There are several magnificent princely palaces in the Lublin region.
Of these, the Zamoyski palace, Kozłówka, is the finest because, unlike so many Polish treasures, it has survived the wars undamaged, even the furniture and the collection of 1000 paintings are the original treasures of the Zamoyski family. The palace, remodeled by Konstanty Zamoyski in the French Empire style, stands in a 20 ha (47 acre) well-kept park.
The large 18th.C Potocki palace at Radzyn Podlaski was burned by the Germans in 1944. Although totally rebuilt, it is only interesting from the outside because the interior now houses offices. .
The palace and park of the Czartotyski family in Puławy is one of largest such installations in Poland. The palace was transformed from the original Baroque to the Classic style at the beginning of the 19thC. The main art collections were moved to the Czartoryski Palace (now museum) in Cracow about 1830. In 1862 the Agricultural and Forestry Institute was established in the palace. Today it is the Institute of Soil Science and Plant Cultivation, part of the National Research Institute. The ceremonial rooms of the palace may be visited, as well as the two small museums established by countess Isabela Czartoryski in the 1830s - The Sybil Temple and the Gothic House - located within the extensive park.
Kazimierz Dolny, just half an hour by bus from Puławy, is an exquisite Renaissance small town, dominated by the ruins of medieval castle. It is described on a previous page South Poland Tour.
Zamość, "pearl of Polish baroque" recognized as a World Heritage site by UNESCO, is also described on the same page, see also the
photos.
How to get there. Puławy and Lublin are reached easily by the same trains from Warsaw - 2 1/2 hours to Lublin, under two hours to Pulawy. Some of the same trains continue to Zamość, taking another 2 1/3 hours. Kazimierz Dolny is reached by express bus from Warsaw, or local bus from Puławy. The other palaces are best reached by tour bus.
The most notorious, but largely forgotten Nazi extermination camps were located in this area of Poland, along the river Bug see map .

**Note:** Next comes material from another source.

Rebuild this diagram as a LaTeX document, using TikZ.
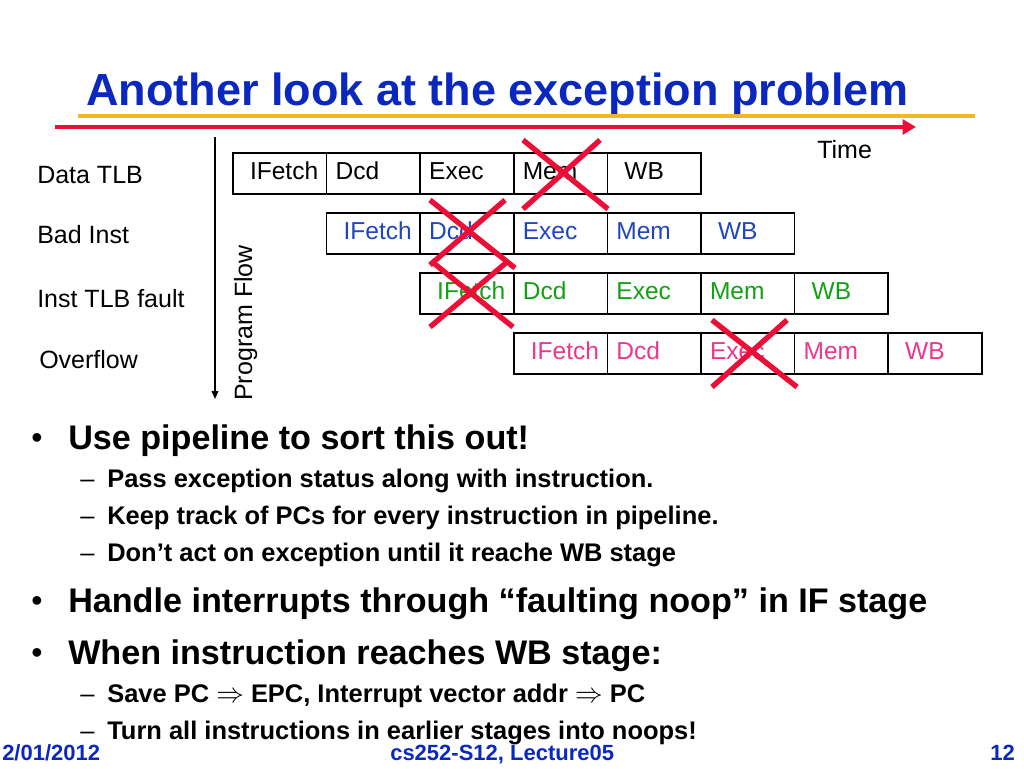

Bełżec, Sobibor and Treblinka differed from other concentration camps, such as Auschwitz/Oświęcim or Matthausen, in that they were set up for the sole purpose of exterminating Jews, not as camps housing forced labor in industry or mines. Except for a small number of the strongest and most healthy, the arriving prisoners were marched directly from the train to huts where they were forced to undress and remove all jewelery, then marched straight on to the gas chambers, disguised as "showers". The Nazis were in such a hurry that no attempt was made to keep records. Those that were spared were used for the camp's operation, primarily for removing the bodies from the "showers" and burning them. Eventually they themselves were killed. The only survivors of these camps were a few that managed to escape after rebellions in the camps at the end of 1943. The Nazis then destroyed all evidence of the camps' existence, and covered them with earth. Today small memorials have been erected at each site.
It is estimated that in Treblinka close to 750,000 were murdered between July 1942 and October 1943, in Belzec about 600,000 between March 1942 and spring 1943, Sobibor about 250,000 between May 1942 and October 1943.
Majdanek, on the outskirts of Lublin started as a prisoner-of-war camp for Russian prisoners in October 1941. Then it was transformed into a concentration camp housing Polish political prisoners, Jews and Gypsies, to provide labor for German industries and other operations in the vicinity. Initial deaths occured from starvation, sickness and executions. In late 1942 a section of the camp was turned into an extermination site with gas chambers. The camp was over-run by the Soviet army in late July 1944 before it could be destroyed. It is estimated that about 200,000 died at Majdanek over a 3-year period, about half of them Jews. Today the entire camp serves as a memorial, it is now within Lublin city limits.